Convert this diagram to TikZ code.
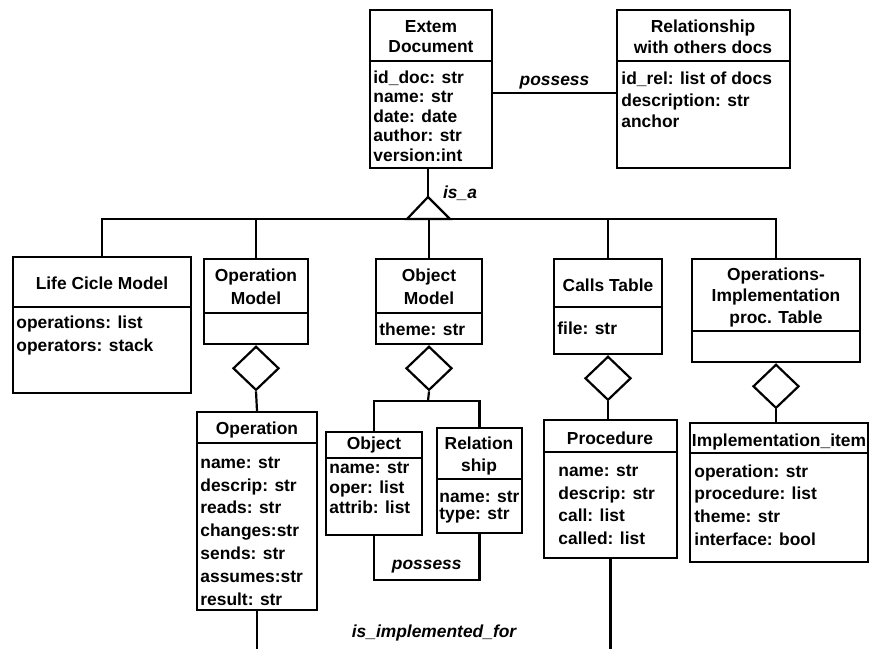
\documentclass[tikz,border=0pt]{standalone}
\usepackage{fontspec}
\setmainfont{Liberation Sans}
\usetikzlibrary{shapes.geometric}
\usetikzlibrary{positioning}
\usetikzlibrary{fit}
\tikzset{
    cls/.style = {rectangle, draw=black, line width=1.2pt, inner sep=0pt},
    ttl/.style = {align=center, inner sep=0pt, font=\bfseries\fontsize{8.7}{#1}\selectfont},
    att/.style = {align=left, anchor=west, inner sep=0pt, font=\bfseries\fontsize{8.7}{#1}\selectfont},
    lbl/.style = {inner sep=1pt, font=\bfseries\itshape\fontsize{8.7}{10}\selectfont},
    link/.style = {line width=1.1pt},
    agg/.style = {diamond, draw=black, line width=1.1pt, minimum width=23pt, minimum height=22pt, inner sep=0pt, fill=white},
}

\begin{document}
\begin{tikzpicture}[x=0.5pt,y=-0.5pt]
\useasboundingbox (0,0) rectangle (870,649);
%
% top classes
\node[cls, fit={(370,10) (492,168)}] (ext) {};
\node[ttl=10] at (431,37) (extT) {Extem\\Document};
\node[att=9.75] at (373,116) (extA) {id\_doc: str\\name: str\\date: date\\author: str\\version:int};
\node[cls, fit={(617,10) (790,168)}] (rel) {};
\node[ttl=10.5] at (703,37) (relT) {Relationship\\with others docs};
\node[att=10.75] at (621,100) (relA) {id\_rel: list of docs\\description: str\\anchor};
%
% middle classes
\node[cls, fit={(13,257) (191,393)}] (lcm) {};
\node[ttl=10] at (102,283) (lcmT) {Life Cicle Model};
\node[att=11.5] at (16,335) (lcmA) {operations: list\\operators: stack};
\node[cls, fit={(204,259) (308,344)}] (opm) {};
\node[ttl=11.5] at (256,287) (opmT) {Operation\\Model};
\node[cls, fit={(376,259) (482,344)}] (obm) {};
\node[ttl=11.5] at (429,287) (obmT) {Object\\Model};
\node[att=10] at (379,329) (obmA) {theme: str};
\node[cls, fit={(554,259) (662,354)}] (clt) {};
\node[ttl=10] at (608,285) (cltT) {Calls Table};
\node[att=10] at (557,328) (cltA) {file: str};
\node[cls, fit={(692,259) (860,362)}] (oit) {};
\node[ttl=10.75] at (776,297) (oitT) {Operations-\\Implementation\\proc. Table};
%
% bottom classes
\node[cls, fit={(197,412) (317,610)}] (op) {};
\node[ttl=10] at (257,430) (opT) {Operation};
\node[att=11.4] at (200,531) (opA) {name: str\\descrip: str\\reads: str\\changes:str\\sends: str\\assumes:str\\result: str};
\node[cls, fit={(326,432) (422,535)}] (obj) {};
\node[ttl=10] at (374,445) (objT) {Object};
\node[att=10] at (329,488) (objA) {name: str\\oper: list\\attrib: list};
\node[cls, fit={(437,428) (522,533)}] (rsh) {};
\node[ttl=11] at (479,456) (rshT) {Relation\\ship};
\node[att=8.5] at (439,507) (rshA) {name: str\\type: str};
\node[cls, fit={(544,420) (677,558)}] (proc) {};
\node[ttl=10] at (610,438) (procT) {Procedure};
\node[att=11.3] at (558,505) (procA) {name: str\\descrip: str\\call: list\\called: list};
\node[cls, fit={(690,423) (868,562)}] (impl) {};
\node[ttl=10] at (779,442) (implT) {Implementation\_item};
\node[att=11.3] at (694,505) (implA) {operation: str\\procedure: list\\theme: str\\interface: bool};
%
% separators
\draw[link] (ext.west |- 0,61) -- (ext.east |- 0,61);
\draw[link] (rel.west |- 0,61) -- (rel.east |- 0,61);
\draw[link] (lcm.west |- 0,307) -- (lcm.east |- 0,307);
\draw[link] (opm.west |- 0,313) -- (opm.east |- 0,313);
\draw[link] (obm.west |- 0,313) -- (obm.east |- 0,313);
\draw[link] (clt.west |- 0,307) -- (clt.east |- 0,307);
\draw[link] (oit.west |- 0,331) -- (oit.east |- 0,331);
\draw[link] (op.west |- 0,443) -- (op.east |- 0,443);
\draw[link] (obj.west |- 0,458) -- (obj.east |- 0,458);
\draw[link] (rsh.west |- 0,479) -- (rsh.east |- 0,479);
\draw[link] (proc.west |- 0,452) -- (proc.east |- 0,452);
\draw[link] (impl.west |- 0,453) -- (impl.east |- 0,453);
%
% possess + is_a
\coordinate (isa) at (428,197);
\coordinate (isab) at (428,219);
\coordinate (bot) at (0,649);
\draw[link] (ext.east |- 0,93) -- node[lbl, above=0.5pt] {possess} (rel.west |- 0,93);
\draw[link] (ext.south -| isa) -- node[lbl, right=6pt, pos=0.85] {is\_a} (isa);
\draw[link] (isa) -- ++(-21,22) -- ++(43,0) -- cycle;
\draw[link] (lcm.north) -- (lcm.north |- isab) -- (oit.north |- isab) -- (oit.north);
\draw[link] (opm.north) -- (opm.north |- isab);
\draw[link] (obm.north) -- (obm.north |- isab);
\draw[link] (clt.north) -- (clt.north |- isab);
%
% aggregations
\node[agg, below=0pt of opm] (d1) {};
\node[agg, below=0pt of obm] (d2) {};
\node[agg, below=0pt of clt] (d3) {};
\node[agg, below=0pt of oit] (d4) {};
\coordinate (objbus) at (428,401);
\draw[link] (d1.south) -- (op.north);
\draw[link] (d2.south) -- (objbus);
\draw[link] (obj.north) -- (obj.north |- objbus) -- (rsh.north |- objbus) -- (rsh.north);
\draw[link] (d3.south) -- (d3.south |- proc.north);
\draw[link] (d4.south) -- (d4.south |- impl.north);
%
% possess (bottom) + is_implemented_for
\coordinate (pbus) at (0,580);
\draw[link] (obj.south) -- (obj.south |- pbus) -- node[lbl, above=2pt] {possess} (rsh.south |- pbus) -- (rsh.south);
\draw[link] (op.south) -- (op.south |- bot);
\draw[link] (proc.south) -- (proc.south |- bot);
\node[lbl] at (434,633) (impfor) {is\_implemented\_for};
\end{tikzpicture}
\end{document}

┄┄┄┄┄┄┄┄┄┄┄┄┄┄┄┄┄┄┄┄

## AIM
Repeat the data in full and exactly. Omit pictures.

## EXERCISE ANSWER
Convert this diagram to TikZ code.
\documentclass[tikz,border=0pt]{standalone}
\usepackage{fontspec}
\setmainfont{Liberation Sans}
\usetikzlibrary{shapes.geometric}
\usetikzlibrary{positioning}
\usetikzlibrary{fit}
\tikzset{
    cls/.style = {rectangle, draw=black, line width=1.2pt, inner sep=0pt},
    ttl/.style = {align=center, inner sep=0pt, font=\bfseries\fontsize{8.7}{#1}\selectfont},
    att/.style = {align=left, anchor=west, inner sep=0pt, font=\bfseries\fontsize{8.7}{#1}\selectfont},
    lbl/.style = {inner sep=1pt, font=\bfseries\itshape\fontsize{8.7}{10}\selectfont},
    link/.style = {line width=1.1pt},
    agg/.style = {diamond, draw=black, line width=1.1pt, minimum width=23pt, minimum height=22pt, inner sep=0pt, fill=white},
}

\begin{document}
\begin{tikzpicture}[x=0.5pt,y=-0.5pt]
\useasboundingbox (0,0) rectangle (870,649);
%
% top classes
\node[cls, fit={(370,10) (492,168)}] (ext) {};
\node[ttl=10] at (431,37) (extT) {Extem\\Document};
\node[att=9.75] at (373,116) (extA) {id\_doc: str\\name: str\\date: date\\author: str\\version:int};
\node[cls, fit={(617,10) (790,168)}] (rel) {};
\node[ttl=10.5] at (703,37) (relT) {Relationship\\with others docs};
\node[att=10.75] at (621,100) (relA) {id\_rel: list of docs\\description: str\\anchor};
%
% middle classes
\node[cls, fit={(13,257) (191,393)}] (lcm) {};
\node[ttl=10] at (102,283) (lcmT) {Life Cicle Model};
\node[att=11.5] at (16,335) (lcmA) {operations: list\\operators: stack};
\node[cls, fit={(204,259) (308,344)}] (opm) {};
\node[ttl=11.5] at (256,287) (opmT) {Operation\\Model};
\node[cls, fit={(376,259) (482,344)}] (obm) {};
\node[ttl=11.5] at (429,287) (obmT) {Object\\Model};
\node[att=10] at (379,329) (obmA) {theme: str};
\node[cls, fit={(554,259) (662,354)}] (clt) {};
\node[ttl=10] at (608,285) (cltT) {Calls Table};
\node[att=10] at (557,328) (cltA) {file: str};
\node[cls, fit={(692,259) (860,362)}] (oit) {};
\node[ttl=10.75] at (776,297) (oitT) {Operations-\\Implementation\\proc. Table};
%
% bottom classes
\node[cls, fit={(197,412) (317,610)}] (op) {};
\node[ttl=10] at (257,430) (opT) {Operation};
\node[att=11.4] at (200,531) (opA) {name: str\\descrip: str\\reads: str\\changes:str\\sends: str\\assumes:str\\result: str};
\node[cls, fit={(326,432) (422,535)}] (obj) {};
\node[ttl=10] at (374,445) (objT) {Object};
\node[att=10] at (329,488) (objA) {name: str\\oper: list\\attrib: list};
\node[cls, fit={(437,428) (522,533)}] (rsh) {};
\node[ttl=11] at (479,456) (rshT) {Relation\\ship};
\node[att=8.5] at (439,507) (rshA) {name: str\\type: str};
\node[cls, fit={(544,420) (677,558)}] (proc) {};
\node[ttl=10] at (610,438) (procT) {Procedure};
\node[att=11.3] at (558,505) (procA) {name: str\\descrip: str\\call: list\\called: list};
\node[cls, fit={(690,423) (868,562)}] (impl) {};
\node[ttl=10] at (779,442) (implT) {Implementation\_item};
\node[att=11.3] at (694,505) (implA) {operation: str\\procedure: list\\theme: str\\interface: bool};
%
% separators
\draw[link] (ext.west |- 0,61) -- (ext.east |- 0,61);
\draw[link] (rel.west |- 0,61) -- (rel.east |- 0,61);
\draw[link] (lcm.west |- 0,307) -- (lcm.east |- 0,307);
\draw[link] (opm.west |- 0,313) -- (opm.east |- 0,313);
\draw[link] (obm.west |- 0,313) -- (obm.east |- 0,313);
\draw[link] (clt.west |- 0,307) -- (clt.east |- 0,307);
\draw[link] (oit.west |- 0,331) -- (oit.east |- 0,331);
\draw[link] (op.west |- 0,443) -- (op.east |- 0,443);
\draw[link] (obj.west |- 0,458) -- (obj.east |- 0,458);
\draw[link] (rsh.west |- 0,479) -- (rsh.east |- 0,479);
\draw[link] (proc.west |- 0,452) -- (proc.east |- 0,452);
\draw[link] (impl.west |- 0,453) -- (impl.east |- 0,453);
%
% possess + is_a
\coordinate (isa) at (428,197);
\coordinate (isab) at (428,219);
\coordinate (bot) at (0,649);
\draw[link] (ext.east |- 0,93) -- node[lbl, above=0.5pt] {possess} (rel.west |- 0,93);
\draw[link] (ext.south -| isa) -- node[lbl, right=6pt, pos=0.85] {is\_a} (isa);
\draw[link] (isa) -- ++(-21,22) -- ++(43,0) -- cycle;
\draw[link] (lcm.north) -- (lcm.north |- isab) -- (oit.north |- isab) -- (oit.north);
\draw[link] (opm.north) -- (opm.north |- isab);
\draw[link] (obm.north) -- (obm.north |- isab);
\draw[link] (clt.north) -- (clt.north |- isab);
%
% aggregations
\node[agg, below=0pt of opm] (d1) {};
\node[agg, below=0pt of obm] (d2) {};
\node[agg, below=0pt of clt] (d3) {};
\node[agg, below=0pt of oit] (d4) {};
\coordinate (objbus) at (428,401);
\draw[link] (d1.south) -- (op.north);
\draw[link] (d2.south) -- (objbus);
\draw[link] (obj.north) -- (obj.north |- objbus) -- (rsh.north |- objbus) -- (rsh.north);
\draw[link] (d3.south) -- (d3.south |- proc.north);
\draw[link] (d4.south) -- (d4.south |- impl.north);
%
% possess (bottom) + is_implemented_for
\coordinate (pbus) at (0,580);
\draw[link] (obj.south) -- (obj.south |- pbus) -- node[lbl, above=2pt] {possess} (rsh.south |- pbus) -- (rsh.south);
\draw[link] (op.south) -- (op.south |- bot);
\draw[link] (proc.south) -- (proc.south |- bot);
\node[lbl] at (434,633) (impfor) {is\_implemented\_for};
\end{tikzpicture}
\end{document}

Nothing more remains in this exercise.